The previous record of 1-46-46 was set in 2010 by Julia Shaw.
“Relief,” Simmonds, who now rides for Aerocoach, said when Cycling Weekly asked her feelings. “Now I don’t have to do another 50 for at least a while. Hopefully that will be safe for a little while.
“The 50 is the distance I find the most difficult, I don’t really like them very much, though I’ve only done two before, the nationals in 2014 and 15.
“I do so many four hour training rides that doing a 100 is a bit like that, but in a 50 it feels like you’re doing a 25, but twice as long!”
Simmonds’ ride is even more remarkable as she had been ill when racing Thüringen Rundfhart for Team WNT in Germany last week, withdrawing last Tuesday after suffering what she believed was heatstroke.
“I got back to Cambridge on Friday and did a ride with a low tempo effort and my legs felt pretty good and I decided to start yesterday especially with it being do close to home.
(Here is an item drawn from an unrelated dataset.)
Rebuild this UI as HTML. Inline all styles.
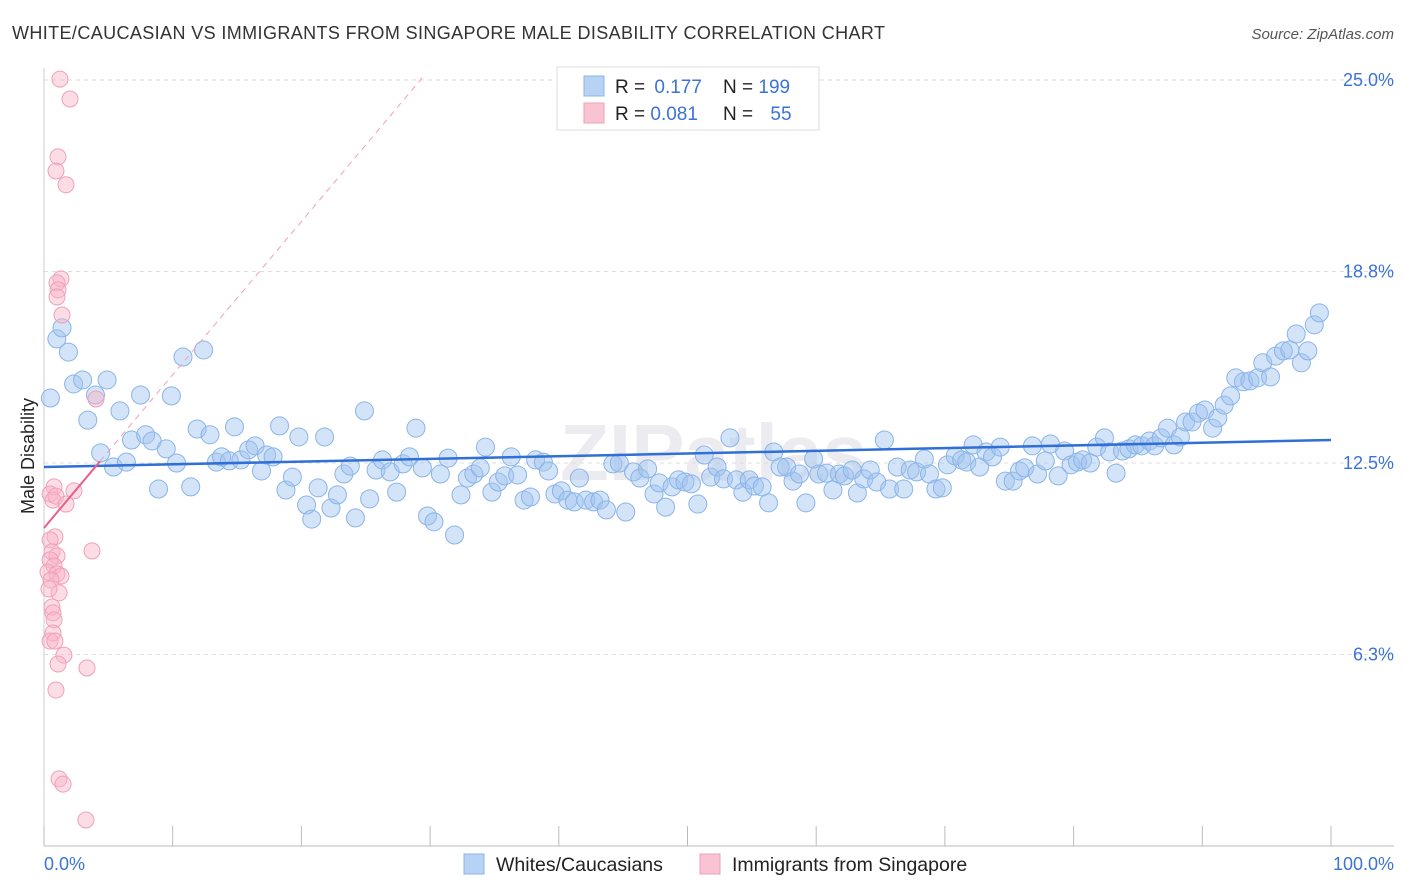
<!DOCTYPE html>
<html><head><meta charset="utf-8">
<style>
body{margin:0;background:#fff;font-family:"Liberation Sans",sans-serif;}
#wrap{position:relative;width:1406px;height:892px;overflow:hidden;}
</style></head>
<body>
<div id="wrap">
<svg id="chart" width="1406" height="892">
<text x="12" y="39" font-size="18" fill="#333" textLength="873" lengthAdjust="spacing">WHITE/CAUCASIAN VS IMMIGRANTS FROM SINGAPORE MALE DISABILITY CORRELATION CHART</text>
<text x="1394" y="39" font-size="15" fill="#555" font-style="italic" text-anchor="end">Source: ZipAtlas.com</text>
<text x="560" y="480" font-size="80" fill="#ececf0" font-weight="bold">ZIPatlas</text>
<g id="grid"></g>
<g id="axes"></g>
<g id="pts"></g>
<g id="lines"></g>
<text transform="translate(34,456) rotate(-90)" font-size="18" fill="#222" text-anchor="middle">Male Disability</text>
<text x="44" y="870" font-size="18" fill="#3b73d6">0.0%</text>
<text x="1394" y="870" font-size="18" fill="#3b73d6" text-anchor="end">100.0%</text>
<g>
<rect x="557" y="67" width="262" height="63" fill="#fff" stroke="#ddd"/>
<rect x="584" y="76" width="20" height="20" fill="#b8d2f4" stroke="#8ab4e8"/>
<rect x="584" y="103" width="20" height="20" fill="#f8c4d4" stroke="#f0a0b8"/>
<text x="615" y="93" font-size="19" fill="#222">R = <tspan fill="#3b73d6" dx="4">0.177</tspan></text>
<text x="723" y="93" font-size="19" fill="#222">N = <tspan fill="#3b73d6">199</tspan></text>
<text x="615" y="120" font-size="19" fill="#222">R = <tspan fill="#3b73d6">0.081</tspan></text>
<text x="723" y="120" font-size="19" fill="#222">N = <tspan fill="#3b73d6" dx="12">55</tspan></text>
</g>
<g>
<rect x="464" y="854" width="20" height="20" fill="#b8d2f4" stroke="#8ab4e8"/>
<text x="496" y="871" font-size="19.5" fill="#222">Whites/Caucasians</text>
<rect x="700" y="854" width="20" height="20" fill="#f8c4d4" stroke="#f0a0b8"/>
<text x="732" y="871" font-size="19.5" fill="#222">Immigrants from Singapore</text>
</g>
</svg>
</div>
<script>
const yTicks=[25,18.75,12.5,6.25];
const yTickLabels=["25.0%","18.8%","12.5%","6.3%"];
const xTicks=[0,10,20,30,40,50,60,70,80,90,100];
const blueX=[0.5,1.0,1.4,1.9,2.3,3.0,3.4,4.0,4.4,4.9,5.4,5.9,6.4,6.8,7.5,7.9,8.4,8.9,9.5,9.9,10.3,10.8,11.4,11.9,12.4,12.9,13.4,13.8,14.4,14.8,15.3,15.9,16.4,16.9,17.3,17.8,18.3,18.8,19.3,19.8,20.4,20.8,21.3,21.8,22.3,22.8,23.3,23.8,24.2,24.9,25.3,25.8,26.3,26.9,27.4,27.9,28.4,28.9,29.4,29.8,30.3,30.8,31.4,31.9,32.4,32.9,33.4,33.9,34.3,34.8,35.3,35.8,36.3,36.8,37.3,37.8,38.2,38.8,39.2,39.7,40.2,40.7,41.2,41.6,42.1,42.7,43.2,43.7,44.2,44.7,45.2,45.8,46.3,46.9,47.4,47.8,48.3,48.8,49.3,49.8,50.3,50.8,51.3,51.8,52.3,52.8,53.3,53.8,54.3,54.8,55.2,55.8,56.3,56.7,57.2,57.7,58.2,58.7,59.2,59.8,60.2,60.8,61.3,61.8,62.2,62.8,63.2,63.7,64.2,64.7,65.3,65.7,66.3,66.8,67.3,67.8,68.4,68.8,69.3,69.8,70.2,70.8,71.3,71.7,72.2,72.7,73.2,73.7,74.3,74.7,75.3,75.8,76.2,76.8,77.2,77.8,78.2,78.8,79.3,79.8,80.3,80.7,81.3,81.8,82.4,82.8,83.3,83.8,84.3,84.8,85.3,85.9,86.3,86.8,87.3,87.8,88.3,88.7,89.2,89.7,90.2,90.8,91.2,91.7,92.2,92.6,93.2,93.7,94.3,94.7,95.3,95.7,96.3,96.8,97.3,97.7,98.2,98.7,99.1];
const blueY=[14.62,16.55,16.91,16.12,15.08,15.21,13.90,14.72,12.83,15.21,12.37,14.20,12.53,13.25,14.72,13.42,13.22,11.65,12.96,14.69,12.50,15.96,11.72,13.61,16.19,13.42,12.53,12.70,12.57,13.68,12.60,12.93,13.06,12.24,12.76,12.70,13.71,11.62,12.04,13.35,11.13,10.67,11.69,13.35,11.03,11.46,12.14,12.40,10.71,14.20,11.33,12.27,12.60,12.21,11.55,12.47,12.70,13.64,12.34,10.77,10.58,12.14,12.66,10.15,11.46,12.01,12.14,12.34,13.02,11.55,11.88,12.08,12.70,12.11,11.29,11.39,12.60,12.53,12.24,11.49,11.59,11.29,11.23,12.01,11.29,11.23,11.29,10.97,12.47,12.50,10.90,12.21,12.01,12.31,11.49,11.85,11.06,11.72,11.95,11.88,11.82,11.16,12.76,12.04,12.37,11.98,13.32,11.95,11.55,11.95,11.75,11.72,11.20,12.86,12.37,12.37,11.91,12.14,11.20,12.63,12.14,12.17,11.62,12.14,12.08,12.27,11.52,11.98,12.27,11.88,13.25,11.65,12.37,11.65,12.27,12.21,12.63,12.14,11.65,11.69,12.44,12.73,12.60,12.53,13.09,12.37,12.86,12.70,13.02,11.91,11.91,12.24,12.34,13.06,12.14,12.57,13.12,12.08,12.89,12.44,12.53,12.60,12.50,13.02,13.32,12.86,12.17,12.89,12.96,13.09,13.06,13.22,13.06,13.32,13.64,13.09,13.35,13.84,13.84,14.13,14.23,13.64,13.97,14.39,14.69,15.28,15.15,15.18,15.28,15.77,15.31,15.99,16.16,16.19,16.71,15.77,16.16,17.01,17.40];
const pinkX=[1.24,2.02,1.09,0.93,1.71,1.32,1.01,1.09,1.01,1.40,4.04,0.78,0.47,0.70,0.93,1.71,2.33,0.85,0.47,0.62,1.01,3.73,0.47,0.78,0.31,1.01,1.32,0.54,1.17,0.39,0.62,0.70,0.78,0.70,0.47,0.85,1.55,1.09,3.34,0.93,1.17,1.48,3.26];
const pinkY=[25.03,24.38,22.49,22.03,21.58,18.51,18.38,18.15,17.92,17.33,14.59,11.72,11.49,11.29,11.42,11.16,11.59,10.09,9.99,9.60,9.47,9.63,9.34,9.14,8.94,8.88,8.81,8.68,8.26,8.39,7.80,7.61,7.38,6.95,6.69,6.69,6.23,5.94,5.81,5.09,2.19,2.02,0.85];
const blueLine=[12.37,13.25];
const pinkIntercept=10.38, pinkSlope=0.5, pinkSolidEnd=4.35, pinkDashEnd=29.6;

const NS="http://www.w3.org/2000/svg";
const X0=44,X1=1331,Y0=846,YPER=30.64;
const sx=v=>X0+(X1-X0)*v/100;
const sy=v=>Y0-v*YPER;
function mk(tag,attrs,parent){const e=document.createElementNS(NS,tag);for(const k in attrs)e.setAttribute(k,attrs[k]);parent.appendChild(e);return e;}
const grid=document.getElementById('grid'),axes=document.getElementById('axes'),pts=document.getElementById('pts'),lines=document.getElementById('lines');
yTicks.forEach((t,i)=>{
  const l=mk('line',{x1:X0,x2:1394,y1:sy(t),y2:sy(t),stroke:'#ddd','stroke-dasharray':'4,4'},grid);
  
  
  const tx=mk('text',{x:1394,y:sy(t)+6,'font-size':18,fill:'#3b73d6','text-anchor':'end'},grid);
  tx.textContent=yTickLabels[i];
  
  
});
const xa=mk('line',{x1:X0,x2:1394,y1:846,y2:846,stroke:'#bbb'},axes);


const ya=mk('line',{x1:X0,x2:X0,y1:68,y2:846,stroke:'#ccc'},axes);


xTicks.forEach(t=>{
  const l=mk('line',{x1:sx(t),x2:sx(t),y1:826,y2:846,stroke:'#bbb'},axes);
  
  
});
blueX.forEach((v,i)=>{
  const c=mk('circle',{cx:sx(v),cy:sy(blueY[i]),r:9,fill:'rgba(160,196,240,0.45)',stroke:'#8ab4e8','stroke-width':1},pts);
  
  
});
pinkX.forEach((v,i)=>{
  const c=mk('circle',{cx:sx(v),cy:sy(pinkY[i]),r:8,fill:'rgba(248,180,200,0.45)',stroke:'#f0a0b8','stroke-width':1},pts);
  
  
});
const bl=mk('line',{x1:sx(0),y1:sy(blueLine[0]),x2:sx(100),y2:sy(blueLine[1]),stroke:'#2f6fd6','stroke-width':2.5},lines);


const pd=mk('line',{x1:sx(pinkSolidEnd),y1:sy(pinkIntercept+pinkSlope*pinkSolidEnd),x2:sx(pinkDashEnd),y2:sy(pinkIntercept+pinkSlope*pinkDashEnd),stroke:'#f0a0b8','stroke-width':1,'stroke-dasharray':'6,5'},lines);


const ps=mk('line',{x1:sx(0),y1:sy(pinkIntercept),x2:sx(pinkSolidEnd),y2:sy(pinkIntercept+pinkSlope*pinkSolidEnd),stroke:'#e8608a','stroke-width':2},lines);


</script>
</body></html>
Julia’s old record was hard, it was the one record that I had been worried about being able to take and 50 is a distance that I struggle with.
“I was aiming for a 1-46, so with that I had a 45 second gap. I was basing my mental arithmetic on doing a 53 minute 25, and before I started I thought I might be in with a shot. When was riding I realised it was a good day and I was going well.
The course, which uses the busy A14 and A11 dual carriageways, is susceptible to the wind, the flat landscape meaning it can be a fast or slow course depending on the weather. When the wind doesn’t blow it is very fast and known for its records, with Alex Dowsett (Movistar) setting both the 10 and 25 records on the corresponding courses.
Simmonds has been hugely successful since taking up the sport in 2011. As well as the 50, she also holds the competition record for 10 miles and has been national time trial champion two years in succession.
She began this year riding for the American UnitedHealthcare team, but left in early June after being unable to obtain a fast position on her team issue time trial bike. With testing her main sporting focus she returned the national scene and has done well ever since, though it has not been plain sailing.
“It’s been a tough old few months,” she explained. “It was tough leaving UHC but then I won the nationals, that proved I made the right decision, whatever people were saying because I retained my title quite emphatically.
“The day after though, I found I hadn’t made the Rio team, and that was difficult in itself because I was never told, I just found out in the press.
“I’m focussing towards goals later in the season, and would like to go to the worlds again. It will be an interesting course in Qatar and I think I could do pretty well in Qatar.”